Ottawa has been looking into whether to limit or ban access to handguns and assault weapons since a mass shooter on Toronto’s Danforth Avenue last summer killed two people and injured 13 others.

The survey, conducted by the Angus Reid Institute, found 64 per cent of those polled supported limiting access to handguns, while 27 per cent did not. For assault weapons, support for additional limits was even stronger, at 77 per cent, with 17 per cent opposed.

The survey comes on the heels of an online questionnaire conducted by the office of the Minister of Border Security and Organized Crime Reduction Bill Blair that found little support for limits on either handguns or assault weapons. Critics suggested the questionnaire was flawed and The Globe and Mail spoke to one firearms enthusiast who admitted he used automation software to submit as many as 35,000 responses.

To test critics’ assertion that the government’s questionnaire was gamed, some of the questions on the Angus Reid Institute’s survey were exactly the same as those on the government questionnaire.

“We were as intrigued as anyone by the results of the survey that was conducted by the Government of Canada,” said Shachi Kurl, executive director of the Angus Reid Institute. “We decided it was probably a good idea to to go into the field with one that was more scientifically conducted.”

The Angus Reid Institute survey also asked about support for an outright ban for civilian possession of handguns and assault weapons. Sixty-one per cent of respondents supported or strongly supported a complete handgun ban and 75 per cent supported an assault-weapons ban.

Additional gun limits were not unanimously supported, however. Nearly three-quarters of current gun owners said they did not support a ban on handguns or want any additional limits and a majority did not support a ban or additional limits on assault weapons.

The online survey of 1,525 Canadian members of the Angus Reid Forum was conducted from April 26 to April 30. Surveys of this size carry a margin of error of plus or minus 2.5 percentage points, 19 times out of 20.

Last month, Mr. Blair’s office released a 31-page report on its continuing inquiry into additional gun controls.
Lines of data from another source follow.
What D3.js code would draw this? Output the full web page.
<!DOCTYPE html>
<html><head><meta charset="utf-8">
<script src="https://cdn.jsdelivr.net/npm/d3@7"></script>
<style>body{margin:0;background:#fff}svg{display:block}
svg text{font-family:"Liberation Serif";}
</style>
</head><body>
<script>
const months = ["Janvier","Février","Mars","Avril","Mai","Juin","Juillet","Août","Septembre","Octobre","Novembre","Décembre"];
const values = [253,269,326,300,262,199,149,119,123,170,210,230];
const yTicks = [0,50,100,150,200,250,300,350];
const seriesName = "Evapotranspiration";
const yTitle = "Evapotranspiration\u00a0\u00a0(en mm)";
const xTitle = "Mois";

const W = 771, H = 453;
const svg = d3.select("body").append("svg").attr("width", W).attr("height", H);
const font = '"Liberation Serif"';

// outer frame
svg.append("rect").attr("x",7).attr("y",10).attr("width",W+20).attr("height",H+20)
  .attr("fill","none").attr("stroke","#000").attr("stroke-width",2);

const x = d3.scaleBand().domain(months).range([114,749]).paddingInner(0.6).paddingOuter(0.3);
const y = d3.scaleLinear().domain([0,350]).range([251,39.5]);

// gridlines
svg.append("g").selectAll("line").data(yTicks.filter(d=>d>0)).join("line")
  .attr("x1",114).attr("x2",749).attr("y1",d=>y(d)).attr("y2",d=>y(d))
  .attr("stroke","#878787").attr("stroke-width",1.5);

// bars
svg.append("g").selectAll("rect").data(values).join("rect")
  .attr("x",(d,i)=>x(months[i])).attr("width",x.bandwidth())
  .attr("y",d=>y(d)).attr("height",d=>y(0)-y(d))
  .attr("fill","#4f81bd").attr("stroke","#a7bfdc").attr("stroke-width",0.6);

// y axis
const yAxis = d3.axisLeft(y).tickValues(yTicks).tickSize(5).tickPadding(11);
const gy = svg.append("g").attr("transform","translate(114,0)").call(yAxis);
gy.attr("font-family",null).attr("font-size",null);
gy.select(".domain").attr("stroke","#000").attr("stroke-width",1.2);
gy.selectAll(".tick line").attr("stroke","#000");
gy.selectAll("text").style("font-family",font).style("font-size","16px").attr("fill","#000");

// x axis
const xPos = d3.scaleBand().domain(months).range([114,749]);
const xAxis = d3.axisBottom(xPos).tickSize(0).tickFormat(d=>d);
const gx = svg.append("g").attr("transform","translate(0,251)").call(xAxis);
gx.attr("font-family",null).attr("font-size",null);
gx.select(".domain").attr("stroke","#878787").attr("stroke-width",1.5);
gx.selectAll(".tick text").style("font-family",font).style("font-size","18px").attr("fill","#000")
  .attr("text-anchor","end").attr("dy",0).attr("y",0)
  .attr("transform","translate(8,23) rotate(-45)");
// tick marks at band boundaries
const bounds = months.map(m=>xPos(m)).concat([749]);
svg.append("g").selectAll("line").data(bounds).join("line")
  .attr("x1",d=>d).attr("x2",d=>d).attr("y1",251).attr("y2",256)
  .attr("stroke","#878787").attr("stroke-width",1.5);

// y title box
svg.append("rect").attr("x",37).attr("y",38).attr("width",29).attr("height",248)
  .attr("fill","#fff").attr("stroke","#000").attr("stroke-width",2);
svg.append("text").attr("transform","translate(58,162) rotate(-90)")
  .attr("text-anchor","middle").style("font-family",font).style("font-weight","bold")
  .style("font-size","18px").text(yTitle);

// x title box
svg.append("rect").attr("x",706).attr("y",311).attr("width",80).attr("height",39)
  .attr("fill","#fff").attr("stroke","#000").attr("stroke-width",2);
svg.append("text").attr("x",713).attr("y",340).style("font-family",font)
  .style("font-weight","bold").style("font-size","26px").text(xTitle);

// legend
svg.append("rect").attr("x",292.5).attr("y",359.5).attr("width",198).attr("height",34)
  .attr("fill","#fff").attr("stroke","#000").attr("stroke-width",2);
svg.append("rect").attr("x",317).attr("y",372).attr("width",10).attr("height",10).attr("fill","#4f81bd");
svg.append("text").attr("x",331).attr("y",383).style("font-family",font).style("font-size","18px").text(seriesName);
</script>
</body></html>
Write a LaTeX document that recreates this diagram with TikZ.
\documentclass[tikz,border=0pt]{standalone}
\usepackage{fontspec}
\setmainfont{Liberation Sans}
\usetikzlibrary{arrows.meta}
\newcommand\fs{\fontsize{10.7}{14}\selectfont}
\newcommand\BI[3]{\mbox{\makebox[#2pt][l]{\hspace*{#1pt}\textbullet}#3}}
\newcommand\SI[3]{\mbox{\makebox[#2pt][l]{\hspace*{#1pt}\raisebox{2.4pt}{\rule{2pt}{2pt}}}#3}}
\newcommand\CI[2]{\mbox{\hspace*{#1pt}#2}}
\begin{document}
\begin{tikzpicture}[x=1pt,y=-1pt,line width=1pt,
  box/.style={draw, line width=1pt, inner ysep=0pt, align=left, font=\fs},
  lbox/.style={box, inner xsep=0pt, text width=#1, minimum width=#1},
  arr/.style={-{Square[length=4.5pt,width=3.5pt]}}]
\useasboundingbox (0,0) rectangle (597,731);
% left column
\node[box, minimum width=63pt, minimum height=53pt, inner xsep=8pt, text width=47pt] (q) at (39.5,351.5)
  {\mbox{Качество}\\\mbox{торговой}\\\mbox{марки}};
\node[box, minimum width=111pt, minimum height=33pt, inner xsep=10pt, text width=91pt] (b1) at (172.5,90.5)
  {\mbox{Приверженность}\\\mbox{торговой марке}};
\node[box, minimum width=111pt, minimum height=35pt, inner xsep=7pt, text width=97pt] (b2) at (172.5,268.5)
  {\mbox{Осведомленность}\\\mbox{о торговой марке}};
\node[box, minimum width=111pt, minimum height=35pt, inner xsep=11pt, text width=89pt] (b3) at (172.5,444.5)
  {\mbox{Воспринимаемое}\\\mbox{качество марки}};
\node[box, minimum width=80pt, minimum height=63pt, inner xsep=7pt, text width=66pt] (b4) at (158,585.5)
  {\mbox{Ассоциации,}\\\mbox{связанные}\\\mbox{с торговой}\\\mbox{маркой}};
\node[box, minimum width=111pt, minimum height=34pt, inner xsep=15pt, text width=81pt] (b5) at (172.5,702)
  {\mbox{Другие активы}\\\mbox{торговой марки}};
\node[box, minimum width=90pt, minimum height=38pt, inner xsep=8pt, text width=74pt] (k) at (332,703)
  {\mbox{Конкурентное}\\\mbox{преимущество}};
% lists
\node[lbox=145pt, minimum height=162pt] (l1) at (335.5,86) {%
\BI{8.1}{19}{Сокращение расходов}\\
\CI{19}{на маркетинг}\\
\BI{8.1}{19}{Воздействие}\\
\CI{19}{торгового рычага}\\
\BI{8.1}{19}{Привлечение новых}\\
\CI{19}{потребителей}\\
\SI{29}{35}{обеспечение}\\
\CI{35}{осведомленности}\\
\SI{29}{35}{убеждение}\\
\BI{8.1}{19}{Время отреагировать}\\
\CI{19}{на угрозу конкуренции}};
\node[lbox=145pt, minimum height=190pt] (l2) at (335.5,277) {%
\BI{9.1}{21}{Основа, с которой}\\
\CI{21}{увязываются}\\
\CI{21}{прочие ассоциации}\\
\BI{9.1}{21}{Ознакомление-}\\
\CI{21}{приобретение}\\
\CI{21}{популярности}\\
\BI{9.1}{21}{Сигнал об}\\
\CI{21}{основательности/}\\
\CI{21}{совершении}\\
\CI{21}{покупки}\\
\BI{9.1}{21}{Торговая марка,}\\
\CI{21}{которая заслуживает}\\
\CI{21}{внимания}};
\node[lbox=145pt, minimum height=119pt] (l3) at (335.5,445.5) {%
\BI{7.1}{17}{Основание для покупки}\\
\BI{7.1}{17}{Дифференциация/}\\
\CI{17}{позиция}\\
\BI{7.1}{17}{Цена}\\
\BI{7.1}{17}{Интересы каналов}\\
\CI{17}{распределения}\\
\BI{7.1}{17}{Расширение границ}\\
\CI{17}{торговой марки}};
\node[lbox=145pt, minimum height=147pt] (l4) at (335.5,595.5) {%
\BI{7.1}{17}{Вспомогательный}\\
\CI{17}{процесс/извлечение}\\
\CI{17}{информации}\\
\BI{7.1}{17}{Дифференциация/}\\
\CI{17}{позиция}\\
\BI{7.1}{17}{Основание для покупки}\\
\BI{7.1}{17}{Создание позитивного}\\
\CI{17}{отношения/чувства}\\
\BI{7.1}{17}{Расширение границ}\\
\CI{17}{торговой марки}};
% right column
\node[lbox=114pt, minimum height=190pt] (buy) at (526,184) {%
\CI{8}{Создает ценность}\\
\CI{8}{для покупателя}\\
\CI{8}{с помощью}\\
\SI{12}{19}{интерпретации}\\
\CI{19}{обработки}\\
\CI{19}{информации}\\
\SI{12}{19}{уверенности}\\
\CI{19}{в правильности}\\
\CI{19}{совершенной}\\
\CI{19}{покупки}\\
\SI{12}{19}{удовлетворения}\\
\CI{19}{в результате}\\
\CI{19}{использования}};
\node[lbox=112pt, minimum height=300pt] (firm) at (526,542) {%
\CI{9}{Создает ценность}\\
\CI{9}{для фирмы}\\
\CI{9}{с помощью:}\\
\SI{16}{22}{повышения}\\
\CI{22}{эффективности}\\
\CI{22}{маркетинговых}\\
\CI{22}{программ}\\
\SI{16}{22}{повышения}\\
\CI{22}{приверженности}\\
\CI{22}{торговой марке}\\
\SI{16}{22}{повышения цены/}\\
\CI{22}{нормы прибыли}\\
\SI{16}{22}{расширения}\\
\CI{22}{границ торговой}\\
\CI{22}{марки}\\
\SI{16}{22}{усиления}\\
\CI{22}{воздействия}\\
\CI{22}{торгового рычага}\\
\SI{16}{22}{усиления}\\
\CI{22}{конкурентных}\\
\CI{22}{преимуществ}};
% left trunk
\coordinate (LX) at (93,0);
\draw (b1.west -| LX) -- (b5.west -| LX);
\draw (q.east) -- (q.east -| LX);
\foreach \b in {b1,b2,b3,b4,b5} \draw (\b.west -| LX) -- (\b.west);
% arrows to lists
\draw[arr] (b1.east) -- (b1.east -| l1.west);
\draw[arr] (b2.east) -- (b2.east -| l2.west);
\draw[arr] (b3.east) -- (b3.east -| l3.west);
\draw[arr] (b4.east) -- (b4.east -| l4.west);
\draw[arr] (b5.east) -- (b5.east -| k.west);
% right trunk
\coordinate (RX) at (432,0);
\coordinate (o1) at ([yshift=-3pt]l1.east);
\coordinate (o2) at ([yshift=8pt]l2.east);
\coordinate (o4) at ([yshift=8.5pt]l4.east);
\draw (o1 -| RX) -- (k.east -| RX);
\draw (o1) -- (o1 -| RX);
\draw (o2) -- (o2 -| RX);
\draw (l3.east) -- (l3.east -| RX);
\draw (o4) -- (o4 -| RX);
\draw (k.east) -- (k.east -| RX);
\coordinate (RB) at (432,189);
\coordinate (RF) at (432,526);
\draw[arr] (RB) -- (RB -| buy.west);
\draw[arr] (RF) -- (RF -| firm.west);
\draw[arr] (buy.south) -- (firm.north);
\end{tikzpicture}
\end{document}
The report focused on the consultations and public responses Mr. Blair’s office sought out last year and did not include policy recommendations.

Asked about the Angus Reid Institute’s survey findings, a spokesman for Mr. Blair noted the government’s online questionnaire was not meant to be a survey or poll, and said it was unfortunate that someone admitted to gaming the questionnaire.

“Our government remains concerned about increasing levels of firearm violence across our country,” said Ryan Cotter. “There is no option that will be discounted and all possibilities will be considered. However, as seen by the results of our report, gun control in Canada remains a polarizing issue with differing opinions and we need to take the appropriate time to address the concerns that were raised. Whereas, other countries were able to build consensus about the need to prohibit certain firearms, we have yet to acquire that in Canada.”